What is asked: Write out the listing, please, but only from its first line through the line containing "let chart = echarts.init(document.getElementById('chart'));", exactly as given and without pictures.

+++++

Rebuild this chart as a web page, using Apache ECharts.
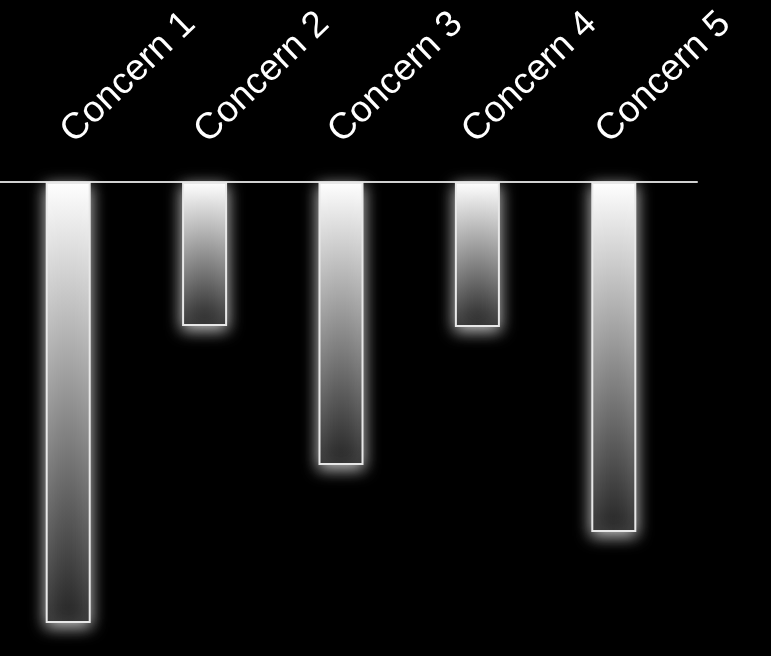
<!DOCTYPE html>
<html>
<head>
<meta charset="utf-8">
<script src="https://cdn.jsdelivr.net/npm/echarts@6/dist/echarts.min.js"></script>
<style>
  html, body { margin: 0; padding: 0; background: #000; }
  #chart { width: 771px; height: 656px; }
</style>
</head>
<body>
<div id="chart"></div>
<script>
// categories and values (bars hang down from the zero line)
const concerns = ['Concern 1', 'Concern 2', 'Concern 3', 'Concern 4', 'Concern 5'];
const concernValues = [-44.1, -14.4, -28.3, -14.5, -35.0];

let chart = echarts.init(document.getElementById('chart'));

// bar fill: white at the axis fading to dark grey at the bar end
const barFill = new echarts.graphic.LinearGradient(0, 0, 0, 1, [
    { offset: 0, color: '#ffffff' },
    { offset: 1, color: '#242424' }
]);

let option = {
    backgroundColor: '#000000',
    animation: false,
    grid: [
        // grid for the bars
        { left: -1, right: 89, top: 182, bottom: 24 },
        // grid used only to place the rotated labels a little to the left
        { left: -14, right: 102, top: 182, bottom: 24 },
        // grid for the long zero line
        { left: 0, right: 74, top: 182, bottom: 24 }
    ],
    xAxis: [
        {
            gridIndex: 0,
            type: 'category',
            position: 'top',
            data: concerns,
            axisLine: { show: false },
            axisTick: { show: false },
            axisLabel: { show: false }
        },
        {
            gridIndex: 1,
            type: 'category',
            position: 'top',
            data: concerns,
            axisLine: { show: false },
            axisTick: { show: false },
            axisLabel: {
                show: true,
                interval: 0,
                rotate: 44,
                margin: 45,
                color: '#ffffff',
                fontSize: 37,
                fontFamily: 'Liberation Sans, Arial, sans-serif'
            }
        },
        {
            gridIndex: 2,
            type: 'category',
            position: 'top',
            data: concerns,
            axisLine: { show: true, onZero: false, lineStyle: { color: '#d0d0d0', width: 2 } },
            axisTick: { show: false },
            axisLabel: { show: false }
        }
    ],
    yAxis: [
        { gridIndex: 0, type: 'value', min: -45, max: 0, show: false },
        { gridIndex: 1, type: 'value', min: -45, max: 0, show: false },
        { gridIndex: 2, type: 'value', min: -45, max: 0, show: false }
    ],
    series: [{
        name: 'Concerns',
        type: 'bar',
        xAxisIndex: 0,
        yAxisIndex: 0,
        barWidth: 45,
        data: concernValues,
        itemStyle: {
            color: barFill,
            borderColor: '#e8e8e8',
            borderWidth: 2,
            shadowColor: 'rgba(255,255,255,0.8)',
            shadowBlur: 16,
            shadowOffsetY: 4
        }
    }]
};

chart.setOption(option);
</script>
</body>
</html>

+++++

Full answer:
Rebuild this chart as a web page, using Apache ECharts.
<!DOCTYPE html>
<html>
<head>
<meta charset="utf-8">
<script src="https://cdn.jsdelivr.net/npm/echarts@6/dist/echarts.min.js"></script>
<style>
  html, body { margin: 0; padding: 0; background: #000; }
  #chart { width: 771px; height: 656px; }
</style>
</head>
<body>
<div id="chart"></div>
<script>
// categories and values (bars hang down from the zero line)
const concerns = ['Concern 1', 'Concern 2', 'Concern 3', 'Concern 4', 'Concern 5'];
const concernValues = [-44.1, -14.4, -28.3, -14.5, -35.0];

let chart = echarts.init(document.getElementById('chart'));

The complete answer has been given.